Все увиденное и услышанное русскими в результате общения с мирными и немирными соседями, создавало определенные стереотипы — образы разных народов обретали конкретные неприязненные черты, устойчиво хранящиеся в национальной памяти. Стереотипы эти настолько устойчивы, что результаты исследований восприятия чужака, проведенных в конце XIX века в Белоруссии, полностью совпали с подобными исследованиями в конце XX века! Сто лет революций, войн, интернационального воспитания, миграций и смешения народов не оказали ни малейшего влияния на негативные представления русских и белорусов о поляках, евреях, цыганах и немцах. Все как было, так и осталось.
И что же думают русские, а также белорусы и украинцы, живущие в центре Европы, о своих соседях на протяжении последнего тысячелетия? Ну, во-первых, что у них неприятные, некрасивые, непонятные языки. Ведь с точки зрения носителя традиционной культуры, человеческим или культурным статусом обладают только свои. А потому язык чужой может восприниматься либо как «язык животных», либо приравниваться к немоте.
Русские искони полагали, что все другие народы — «немцы» — немтыри, немые, не владеющие человеческим языком. В представлении русских иноязычные чужаки не столько разговаривают, сколько пищат, клекочут, гнусавят, бормочут, визжат, свистят, кричат, гыркают. Все это признаки звериности незнакомого языка, раздражающего слух непонятностью и оттого кажущегося всегда особенно громким.
Чужие народы обозначались у русских, белорусов, украинцев даже особым цветом — черным. Черными назывались цыгане, евреи, ныне это же слово приложилось к народам Кавказа и Средней Азии, в изобилии приехавшим к нам в среднеевропейскую Россию. Их так и именуют собирательным термином — черные. Причем этот признак «черный» роднил чужаков с персонажами народной демонологии — чертями и дьяволом. В русских диалектах черный, черняк означало не только инородца, но и черта. В русских представлениях, судя по нашим сказкам и быличкам, инородцев и нечистую силу объединяют пристрастия ко всякого рода греховной деятельности — изготовлению вина, табака, игральных карт. Часто и черти предстают в русских сказках в виде чужака — жида, пана, немца.
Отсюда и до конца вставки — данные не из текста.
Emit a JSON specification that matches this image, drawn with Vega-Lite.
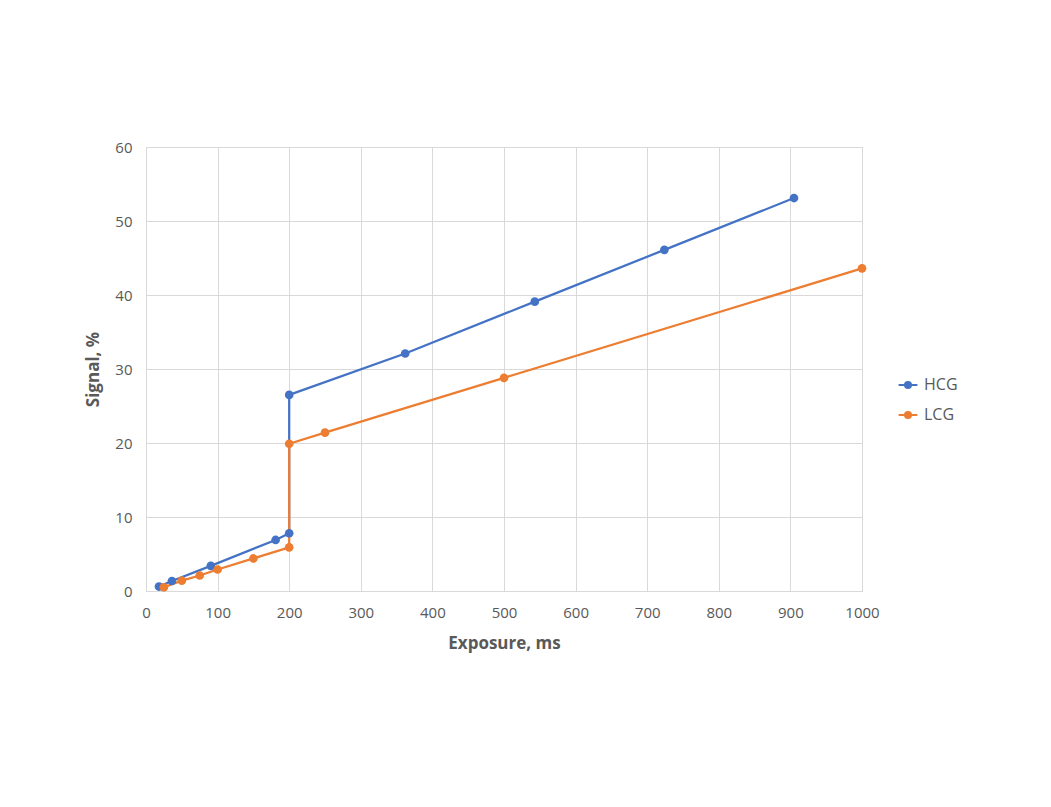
{
  "$schema": "https://vega.github.io/schema/vega-lite/v6.json",
  "width": 716,
  "height": 444,
  "autosize": {"type": "none"},
  "padding": {"left": 146, "top": 147, "right": 189, "bottom": 216},
  "background": "white",
  "config": {
    "font": "Open Sans",
    "view": {"stroke": "#d9d9d9", "strokeWidth": 1},
    "axis": {"labelFont": "Open Sans", "titleFont": "Open Sans"}
  },
  "data": {
    "values": [
      {"series": "HCG", "i": 1, "exposure": 18.1, "signal": 0.6},
      {"series": "HCG", "i": 2, "exposure": 36.2, "signal": 1.35},
      {"series": "HCG", "i": 3, "exposure": 90.5, "signal": 3.4},
      {"series": "HCG", "i": 4, "exposure": 181, "signal": 6.9},
      {"series": "HCG", "i": 5, "exposure": 200, "signal": 7.8},
      {"series": "HCG", "i": 6, "exposure": 200, "signal": 26.5},
      {"series": "HCG", "i": 7, "exposure": 362, "signal": 32.1},
      {"series": "HCG", "i": 8, "exposure": 543, "signal": 39.1},
      {"series": "HCG", "i": 9, "exposure": 724, "signal": 46.1},
      {"series": "HCG", "i": 10, "exposure": 905, "signal": 53.1},
      {"series": "LCG", "i": 1, "exposure": 25, "signal": 0.5},
      {"series": "LCG", "i": 2, "exposure": 50, "signal": 1.4},
      {"series": "LCG", "i": 3, "exposure": 75, "signal": 2.1},
      {"series": "LCG", "i": 4, "exposure": 100, "signal": 2.9},
      {"series": "LCG", "i": 5, "exposure": 150, "signal": 4.4},
      {"series": "LCG", "i": 6, "exposure": 200, "signal": 5.9},
      {"series": "LCG", "i": 7, "exposure": 200, "signal": 19.9},
      {"series": "LCG", "i": 8, "exposure": 250, "signal": 21.4},
      {"series": "LCG", "i": 9, "exposure": 500, "signal": 28.8},
      {"series": "LCG", "i": 10, "exposure": 1000, "signal": 43.6}
    ]
  },
  "encoding": {
    "x": {
      "field": "exposure", "type": "quantitative",
      "scale": {"domain": [0, 1000], "nice": false},
      "axis": {
        "title": "Exposure, ms", "values": [0,100,200,300,400,500,600,700,800,900,1000],
        "format": "d", "labelFlush": false,
        "grid": true, "gridColor": "#d9d9d9", "ticks": false,
        "domainColor": "#d9d9d9", "labelColor": "#595959", "labelFontSize": 15,
        "labelPadding": 14, "titleColor": "#595959", "titleFontSize": 17,
        "titleFontWeight": "bold", "titlePadding": 15
      }
    },
    "y": {
      "field": "signal", "type": "quantitative",
      "scale": {"domain": [0, 60], "nice": false},
      "axis": {
        "title": "Signal, %", "values": [0,10,20,30,40,50,60],
        "grid": true, "gridColor": "#d9d9d9", "ticks": false, "domain": false,
        "labelColor": "#595959", "labelFontSize": 15, "labelPadding": 14,
        "titleColor": "#595959", "titleFontSize": 17, "titleFontWeight": "bold",
        "titlePadding": 12
      }
    },
    "color": {
      "field": "series", "type": "nominal",
      "scale": {"domain": ["HCG", "LCG"], "range": ["#4472C4", "#ED7D31"]},
      "legend": {
        "title": null, "orient": "none", "legendX": 754, "legendY": 230,
        "labelFontSize": 16, "labelColor": "#595959", "rowPadding": 14,
        "symbolType": "M-1.4,0H1.4M0.45,0A0.45,0.45,0,1,1,-0.45,0A0.45,0.45,0,1,1,0.45,0Z",
        "symbolSize": 180, "symbolStrokeWidth": 2, "labelOffset": 8
      }
    },
    "order": {"field": "i", "type": "quantitative"}
  },
  "layer": [
    {"mark": {"type": "line", "strokeWidth": 2.25}},
    {"mark": {"type": "point", "filled": true, "size": 75, "opacity": 1}}
  ]
}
Еще более знаменательно восприятие народами чужих как не-людей в противопоставлении своим, как воистину людям. Это весьма архаичное представление о зверином образе чужака сказывалось, к примеру, в русских поверьях о том, что чужих можно опознать по необычному виду нижних конечностей. Чужаки либо одноноги, либо не имеют пяток, либо кривоноги и косолапы. Именно в силу звериного стереотипа чужакам приписывали порой даже людоедство. У русских людоедами обычно выступали евреи, литва и чудь. Косматость в русских поверьях — устойчивый признак звериности чужака. А еще чужие, по убеждению русских, украинцев и белорусов, плохо пахнут, буквально, как животные. Со времен Средневековья известны общеевропейские представления о запахе евреев, издревле неприятен был русским и запах цыган. Оказалось, и в наш цивилизованный век, по данным экспедиционных исследований последних лет, в Полесье и Подолии — самой сердцевине белорусского мира — представления о специфическом запахе чужого, по которому легко опознать инородца, широко бытуют до сих пор.